Dänische Diesseitigkeit

■ Jetzt noch semiprominent zu erleben: Das Jakob Dinesen Trio mit bemerkenswertem Jazz im Birdland

Der Song „Hi Lili Hi Lo“ von Bronislav Kaper wirkt im großen Standardrepertoire des Jazz immer ein wenig wie das Fohlen unter eindrucksvolleren Schlachtrössern. Jakob Dinesen aus Kopenhagen, ein Saxofonist Anfang 30, überführt die fragile Melodie ganz unerschrocken in einen markanten Blues und gestaltet das zeitlose Lied zu einem abstrakten Stillleben aus – in aller gebotenen Ruhe, Konzentration und Behutsamkeit. Für Wayne Shorters „Lester Left Town“ wechselt er dann vom Sopran- zurück ans angestammte Tenorsaxofon, holt einmal tief Luft und schmettert die bezwingenden Chorusse nur so heraus, wobei er seinen Bassisten Nils Bo Davidsen und Jeppe Gram am Schlagzeug stets auf gleicher Höhe wissen darf.

For Music Use Only heißt die bemerkenswerte Platte des ebensolchen Trios, das jetzt im Birdland seine Hamburg-Premiere gibt. Hervorgegangen aus der sehr lebhaften dänischen Szene, hat sich Dinesen den Profi-Feinschliff in Berklee erworben und ist nach USA- und Japan-Tourneen mit diversen Bands jetzt auf dem Sprung, seine eigenen Ideen umzusetzen. An einer gesunden Beschränkung auf das Wesentliche scheint ihm dabei erfreulich viel zu liegen.

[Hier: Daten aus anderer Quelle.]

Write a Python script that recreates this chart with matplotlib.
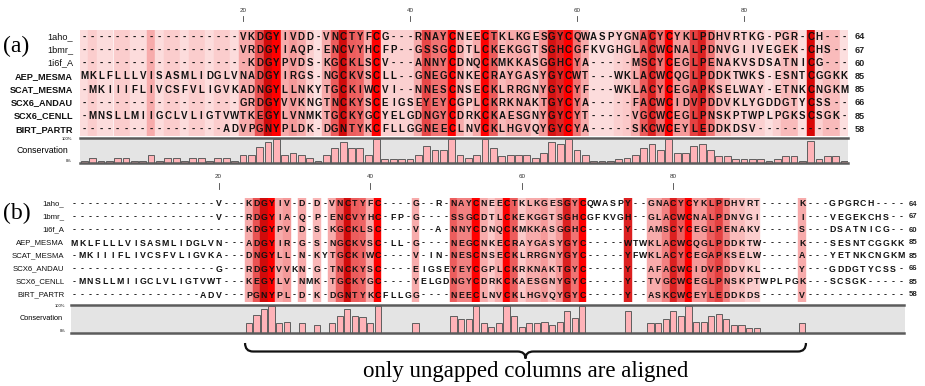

„Better Git it in Your Soul“ von Charles Mingus, „Ugly Beauty“ von Thelonious Monk und Ornette Colemans „Trigonometry“ – Die ausgewählten Stücke evozieren weitere wichtige Wegbereiter, deren Wirkung Dinesen und Davidsen aber auch zu selbstbewuss-ten Eigenkompositionen angestiftet hat. Das Zusammenspiel im Trio ist wunderbar austariert, als wären die geschehenden musikalischen Prozesse die pure Rekreation: In den sparsamen, aber innigen Verständigungen zwischen den drei akustischen Instrumenten wird nie gefuchtelt. Das Dinesen-Trio frönt beharrlich jenem nachgerade klassischen Sound, der sich in den richtigen Händen seit Hardbop-Zeiten so geschmeidig kommunizieren lässt. Zu dritt, im Duett, im unbegleiteten Solo, ja sogar in den todesmutig gesetzten Pausen.

Ein neues Album von Jakob Dinesen, unter anderem mit Drummer Paul Motian und dem Gitarristen Kurt Rosenwinkel eingespielt, wird demnächst erscheinen. Dabei spricht vieles dafür, diesen Saxofonisten schon jetzt, gewissermaßen noch im unschuldigen Status der Semiprominenz abzufangen. Jakob Dinesen traut sich genau das zu, was er kann. Die musikalische Zauberformel seines Trios mag auf zwar Avantgarde-Enthusiasten zu diesseitig wirken. Umso mehr aber hat sie mit Jazz für Zeitgenossen im Sinn.